Apesar dos primeiros alertas terem ocorrido há vários anos, ainda não há uma explicação exata sobre o que leva à queda nas coberturas. Pesquisas que estavam sendo aplicadas desde o último ano tiveram que ser adiadas na pandemia.
Especialistas, porém, apontam fatores como a falsa sensação de segurança, mudança no mercado de trabalho, problemas na organização da rede e até o próprio sucesso do programa, com aumento no número de vacinas ofertadas, o que exige ir mais aos postos.
Outro fator que pode ter pesado, sobretudo em 2019, foram casos de desabastecimento, como houve com a pentavalente, após problemas na compra no mercado internacional, e com a BCG, aplicada em maternidades
“Não é que a população não quer, é que faltou”, diz Isabella Ballalai, da Sbim (Sociedade Brasileira de Imunizações), que aponta mais motivos para a BCG. “Alguns municípios passaram a evitar abrir um frasco [que tem dez doses] à toa para otimizar. Mas se não faz a vacinação na maternidade, a cobertura cai. E se chega no posto e ouve que é pra voltar dali a dois dias, não volta.”
A situação também pode ter interferido em outras vacinas com intervalos próximos, afirma José Cássio de Moraes, da Faculdade de Ciências Médicas da Santa Casa de SP, que cita ainda o impacto do ajuste fiscal na saúde, o aumento na informalidade e dificuldades na notificação por municípios.
Apontado como fator para uma queda na vacinação também no restante do mundo, movimentos antivacina ainda são vistos como fracos no Brasil.
Declarações recentes do presidente Jair Bolsonaro de que ninguém é obrigado a se vacinar contra Covid-19, no entanto, têm levantado polêmica por seu potencial antivacinação.
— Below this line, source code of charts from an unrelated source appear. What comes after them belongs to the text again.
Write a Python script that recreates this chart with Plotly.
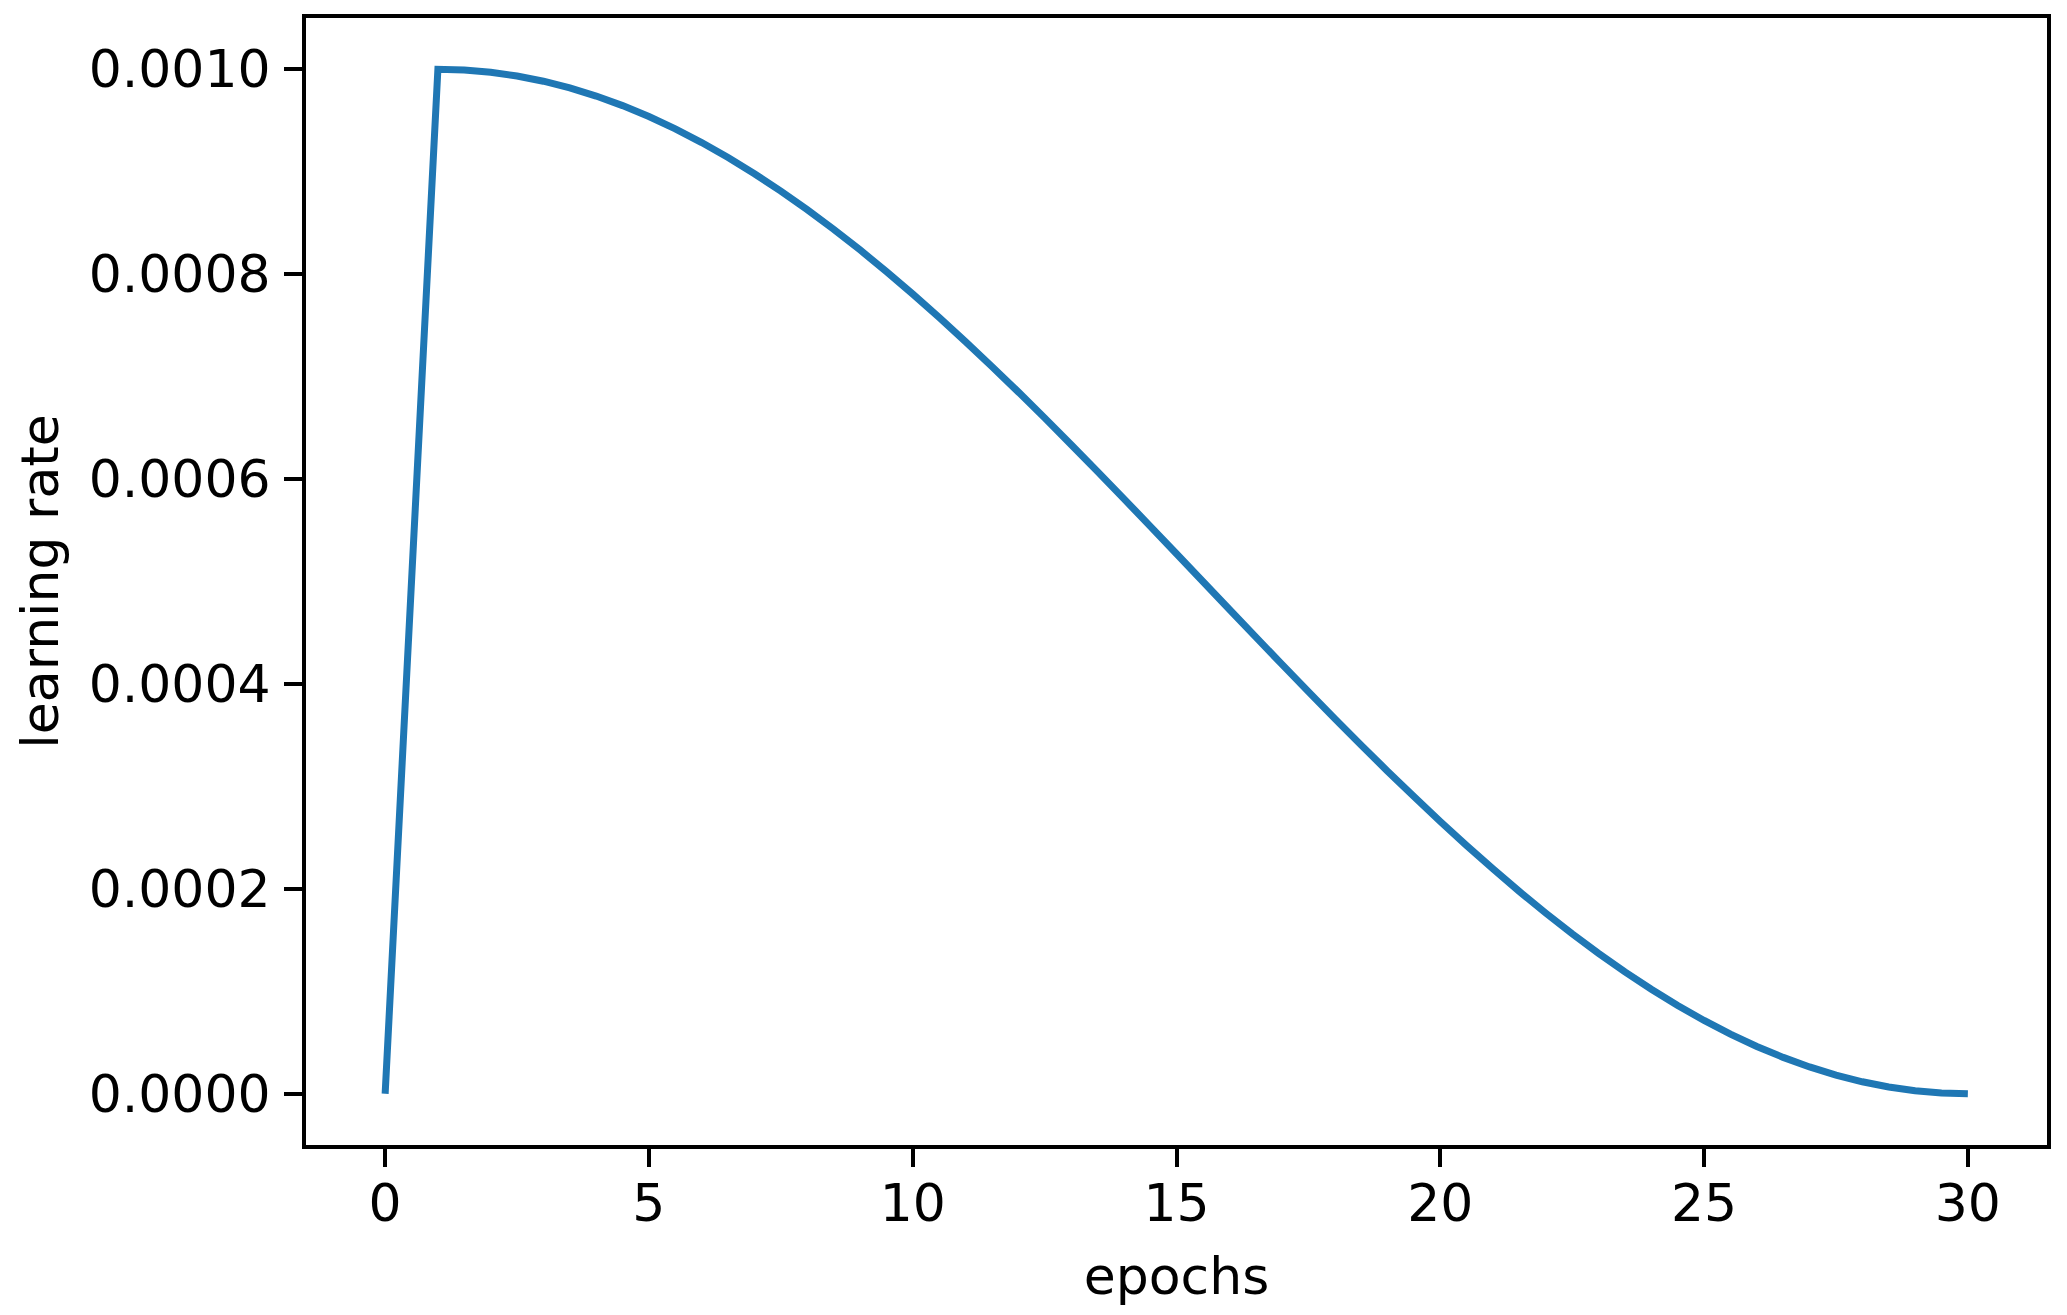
import plotly.graph_objects as go

# warmup epochs, then decay every half epoch
epochs = [0, 1, 1.5, 2, 2.5, 3, 3.5, 4, 4.5, 5, 5.5, 6, 6.5, 7, 7.5, 8, 8.5, 9, 9.5,
          10, 10.5, 11, 11.5, 12, 12.5, 13, 13.5, 14, 14.5, 15, 15.5, 16, 16.5,
          17, 17.5, 18, 18.5, 19, 19.5, 20, 20.5, 21, 21.5, 22, 22.5, 23, 23.5,
          24, 24.5, 25, 25.5, 26, 26.5, 27, 27.5, 28, 28.5, 29, 29.5, 30]
learning_rate = [
    0.0, 0.001, 0.0009993, 0.0009971, 0.0009934, 0.0009883, 0.0009818,
    0.0009738, 0.0009645, 0.0009538, 0.0009418, 0.0009284, 0.0009138,
    0.0008980, 0.0008811, 0.0008630, 0.0008439, 0.0008237, 0.0008026,
    0.0007806, 0.0007578, 0.0007342, 0.0007099, 0.0006851, 0.0006597,
    0.0006338, 0.0006075, 0.0005809, 0.0005541, 0.0005271, 0.0005000,
    0.0004729, 0.0004459, 0.0004191, 0.0003925, 0.0003662, 0.0003403,
    0.0003149, 0.0002901, 0.0002658, 0.0002422, 0.0002194, 0.0001974,
    0.0001763, 0.0001561, 0.0001370, 0.0001189, 0.0001020, 0.0000862,
    0.0000716, 0.0000582, 0.0000462, 0.0000355, 0.0000262, 0.0000182,
    0.0000117, 0.0000066, 0.0000029, 0.0000007, 0.0,
]
x_ticks = [0, 5, 10, 15, 20, 25, 30]
y_ticks = [0.0, 0.0002, 0.0004, 0.0006, 0.0008, 0.0010]
y_tick_text = ["0.0000", "0.0002", "0.0004", "0.0006", "0.0008", "0.0010"]

FONT = "DejaVu Sans"
FONT_SIZE = 52

fig = go.Figure(
    go.Scatter(
        x=epochs,
        y=learning_rate,
        mode="lines",
        line=dict(color="#1f77b4", width=7, simplify=False),
        showlegend=False,
    )
)

axis_style = dict(
    showline=True,
    linecolor="black",
    linewidth=4,
    mirror=True,
    ticks="outside",
    ticklen=18,
    tickwidth=4,
    tickcolor="black",
    showgrid=False,
    zeroline=False,
    tickfont=dict(family=FONT, size=FONT_SIZE, color="black"),
)

fig.update_xaxes(
    range=[-1.5, 31.5],
    tickvals=x_ticks,
    ticklabelstandoff=-8,
    title=dict(text="epochs", font=dict(family=FONT, size=FONT_SIZE, color="black"), standoff=26),
    **axis_style,
)
fig.update_yaxes(
    range=[-0.00005, 0.00105],
    tickvals=y_ticks,
    ticktext=y_tick_text,
    ticklabelstandoff=3,
    title=dict(text="learning rate", font=dict(family=FONT, size=FONT_SIZE, color="black"), standoff=14),
    **axis_style,
)
# the page body adds an 8px margin, so the figure is 8px smaller than the window
fig.update_layout(
    width=2059,
    height=1307,
    margin=dict(l=298, r=20, t=6, b=170),
    plot_bgcolor="white",
    paper_bgcolor="white",
    font=dict(family=FONT),
)

fig.write_html("out.html")
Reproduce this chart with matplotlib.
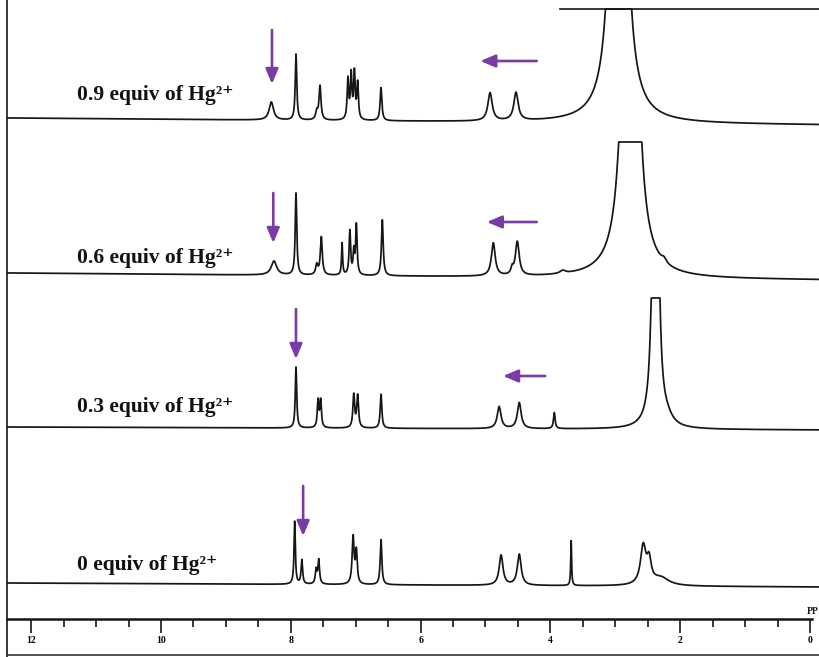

“É uma frase muito usada por movimentos antivacina. E é inadequada, porque a proteção da vacina não é só para uma pessoa, mas para a sociedade. Não precisamos ter vacinado 100% da população para eliminar a pólio”, diz Moraes.
Se os dados dos últimos anos geram alerta, a situação tende a se agravar neste ano. Equipes de saúde avaliam que o temor do coronavírus pode ter levado famílias a evitar os postos.
Em abril, a vacinação de rotina também chegou a ser suspensa temporariamente em alguns estados em meio à campanha contra a gripe.
Na tentativa de retomar os índices, o Ministério da Saúde já prepara uma campanha de multivacinação em outubro. Para especialistas, no entanto, a adesão à vacinação deve ser estimulada já sobretudo em estados que planejam retomar as aulas nas próximas semanas.
“Não dá para a criança voltar para a escola sem estar vacinada. Esses números deixam a gente vulnerável a um surto de pólio”, afirma Ballalai. “A situação é catastrófica.”
Questionado pela Folha, o Ministério da Saúde diz que tem ampliado campanhas de conscientização e atribui a queda também em 2019 à redução que já vinha sendo registrada nos últimos anos.
Também cita fatores, “tais como a falsa sensação de segurança causada pela diminuição ou ausência de doenças imunopreveníveis; o desconhecimento da importância da vacinação por parte da população mais jovem e as falsas notícias veiculadas especialmente nas redes sociais sobre o malefício que as vacinas podem provocar à saúde”.
A pasta frisa ainda que, mesmo com a pandemia, a vacinação segue normalmente, “respeitando as diretrizes e orientações de segurança para evitar o risco de transmissão da Covid-19”.